#### [WHAT TO WORK ON]
Without including any pictures, write out the listing below exactly.

#### [DATA PROVIDED]
============================================================

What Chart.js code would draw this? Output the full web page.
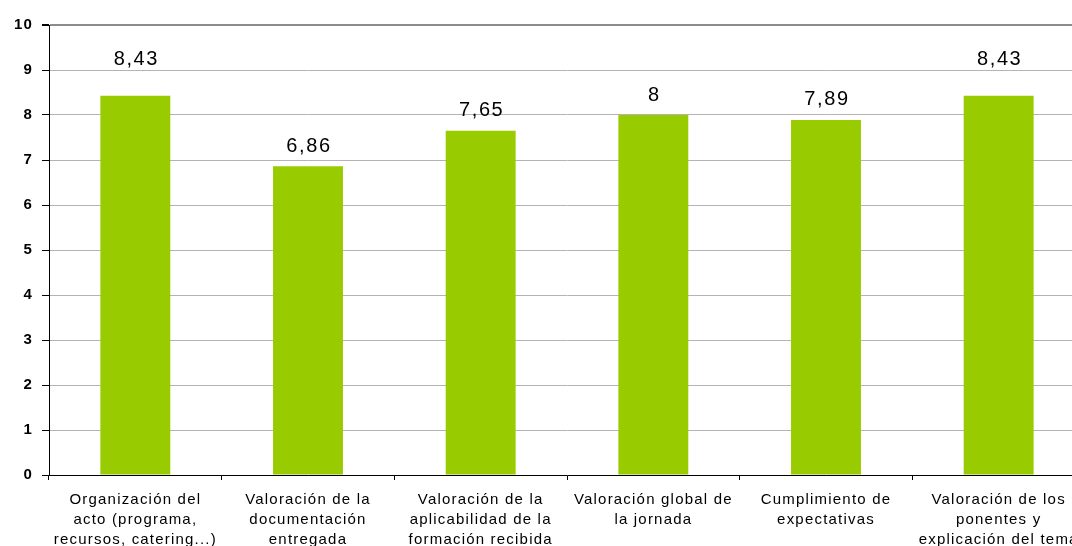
<!DOCTYPE html>
<html lang="es">
<head>
<meta charset="UTF-8">
<title>Valoración de la jornada</title>
<script src="https://cdn.jsdelivr.net/npm/chart.js"></script>
<style>
    html, body { margin: 0; padding: 0; background: #fff; overflow: hidden; }
    #wrap { width: 1086px; height: 546px; }
</style>
</head>
<body>
<div id="wrap"><canvas id="grafico" width="1086" height="546"></canvas></div>
<script>
    const categorias = [
        ['Organización del', 'acto (programa,', 'recursos, catering...)'],
        ['Valoración de la', 'documentación', 'entregada'],
        ['Valoración de la', 'aplicabilidad de la', 'formación recibida'],
        ['Valoración global de', 'la jornada'],
        ['Cumplimiento de', 'expectativas'],
        ['Valoración de los', 'ponentes y', 'explicación del tema']
    ];
    const valores = [8.43, 6.86, 7.65, 8, 7.89, 8.43];
    const ticksY = [0, 1, 2, 3, 4, 5, 6, 7, 8, 9, 10];

    // el texto del original sale algo ensanchado: espaciado entre letras
    const espaciado = {
        id: 'espaciado',
        beforeDraw(chart) {
            chart.ctx.letterSpacing = '1.2px';
        }
    };

    // etiquetas de valor encima de cada barra (coma decimal)
    const etiquetasBarras = {
        id: 'etiquetasBarras',
        afterDatasetsDraw(chart, args, opts) {
            const ctx = chart.ctx;
            const meta = chart.getDatasetMeta(0);
            ctx.save();
            ctx.letterSpacing = '1.6px';
            ctx.font = '20px "Liberation Sans", Arial, sans-serif';
            ctx.fillStyle = '#000';
            ctx.textAlign = 'center';
            ctx.textBaseline = 'middle';
            meta.data.forEach((bar, i) => {
                const txt = String(valores[i]).replace('.', ',');
                const lift = opts.offset + (opts.extra[i] || 0);
                ctx.fillText(txt, bar.x + 1, bar.y - lift);
            });
            ctx.restore();
        }
    };

    new Chart(document.getElementById('grafico'), {
        type: 'bar',
        data: {
            labels: categorias,
            datasets: [{
                data: valores,
                backgroundColor: '#99cc00',
                categoryPercentage: 1,
                barPercentage: 0.405
            }]
        },
        options: {
            responsive: false,
            animation: false,
            layout: { padding: { top: 25, right: 1, left: 0, bottom: 0 } },
            plugins: {
                legend: { display: false },
                tooltip: { enabled: false },
                etiquetasBarras: { offset: 20, extra: { 0: 16, 5: 16 } }
            },
            scales: {
                x: {
                    afterFit: s => { s.height = 71; },
                    grid: { drawOnChartArea: false, drawTicks: true, tickLength: 5, color: '#000', offset: true },
                    border: { color: '#000', width: 1 },
                    ticks: {
                        color: '#000',
                        padding: 10,
                        maxRotation: 0,
                        autoSkip: false,
                        font: { family: '"Liberation Sans", Arial, sans-serif', size: 15, lineHeight: '20px' }
                    }
                },
                y: {
                    min: 0,
                    max: 10,
                    afterFit: s => { s.width = 49; },
                    afterBuildTicks: s => { s.ticks = ticksY.map(v => ({ value: v })); },
                    grid: {
                        color: c => c.tick && c.tick.value === 10 ? '#8c8c8c' : '#b4b4b4',
                        lineWidth: c => c.tick && c.tick.value === 10 ? 2 : 1,
                        tickLength: 7,
                        tickColor: '#000'
                    },
                    border: { color: '#000', width: 1 },
                    ticks: {
                        color: '#000',
                        padding: 9,
                        font: { family: '"Liberation Sans", Arial, sans-serif', size: 15, weight: 'bold' }
                    }
                }
            }
        },
        plugins: [espaciado, etiquetasBarras]
    });
</script>
</body>
</html>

============================================================

#### [EXERCISE ANSWER]
What Chart.js code would draw this? Output the full web page.
<!DOCTYPE html>
<html lang="es">
<head>
<meta charset="UTF-8">
<title>Valoración de la jornada</title>
<script src="https://cdn.jsdelivr.net/npm/chart.js"></script>
<style>
    html, body { margin: 0; padding: 0; background: #fff; overflow: hidden; }
    #wrap { width: 1086px; height: 546px; }
</style>
</head>
<body>
<div id="wrap"><canvas id="grafico" width="1086" height="546"></canvas></div>
<script>
    const categorias = [
        ['Organización del', 'acto (programa,', 'recursos, catering...)'],
        ['Valoración de la', 'documentación', 'entregada'],
        ['Valoración de la', 'aplicabilidad de la', 'formación recibida'],
        ['Valoración global de', 'la jornada'],
        ['Cumplimiento de', 'expectativas'],
        ['Valoración de los', 'ponentes y', 'explicación del tema']
    ];
    const valores = [8.43, 6.86, 7.65, 8, 7.89, 8.43];
    const ticksY = [0, 1, 2, 3, 4, 5, 6, 7, 8, 9, 10];

    // el texto del original sale algo ensanchado: espaciado entre letras
    const espaciado = {
        id: 'espaciado',
        beforeDraw(chart) {
            chart.ctx.letterSpacing = '1.2px';
        }
    };

    // etiquetas de valor encima de cada barra (coma decimal)
    const etiquetasBarras = {
        id: 'etiquetasBarras',
        afterDatasetsDraw(chart, args, opts) {
            const ctx = chart.ctx;
            const meta = chart.getDatasetMeta(0);
            ctx.save();
            ctx.letterSpacing = '1.6px';
            ctx.font = '20px "Liberation Sans", Arial, sans-serif';
            ctx.fillStyle = '#000';
            ctx.textAlign = 'center';
            ctx.textBaseline = 'middle';
            meta.data.forEach((bar, i) => {
                const txt = String(valores[i]).replace('.', ',');
                const lift = opts.offset + (opts.extra[i] || 0);
                ctx.fillText(txt, bar.x + 1, bar.y - lift);
            });
            ctx.restore();
        }
    };

    new Chart(document.getElementById('grafico'), {
        type: 'bar',
        data: {
            labels: categorias,
            datasets: [{
                data: valores,
                backgroundColor: '#99cc00',
                categoryPercentage: 1,
                barPercentage: 0.405
            }]
        },
        options: {
            responsive: false,
            animation: false,
            layout: { padding: { top: 25, right: 1, left: 0, bottom: 0 } },
            plugins: {
                legend: { display: false },
                tooltip: { enabled: false },
                etiquetasBarras: { offset: 20, extra: { 0: 16, 5: 16 } }
            },
            scales: {
                x: {
                    afterFit: s => { s.height = 71; },
                    grid: { drawOnChartArea: false, drawTicks: true, tickLength: 5, color: '#000', offset: true },
                    border: { color: '#000', width: 1 },
                    ticks: {
                        color: '#000',
                        padding: 10,
                        maxRotation: 0,
                        autoSkip: false,
                        font: { family: '"Liberation Sans", Arial, sans-serif', size: 15, lineHeight: '20px' }
                    }
                },
                y: {
                    min: 0,
                    max: 10,
                    afterFit: s => { s.width = 49; },
                    afterBuildTicks: s => { s.ticks = ticksY.map(v => ({ value: v })); },
                    grid: {
                        color: c => c.tick && c.tick.value === 10 ? '#8c8c8c' : '#b4b4b4',
                        lineWidth: c => c.tick && c.tick.value === 10 ? 2 : 1,
                        tickLength: 7,
                        tickColor: '#000'
                    },
                    border: { color: '#000', width: 1 },
                    ticks: {
                        color: '#000',
                        padding: 9,
                        font: { family: '"Liberation Sans", Arial, sans-serif', size: 15, weight: 'bold' }
                    }
                }
            }
        },
        plugins: [espaciado, etiquetasBarras]
    });
</script>
</body>
</html>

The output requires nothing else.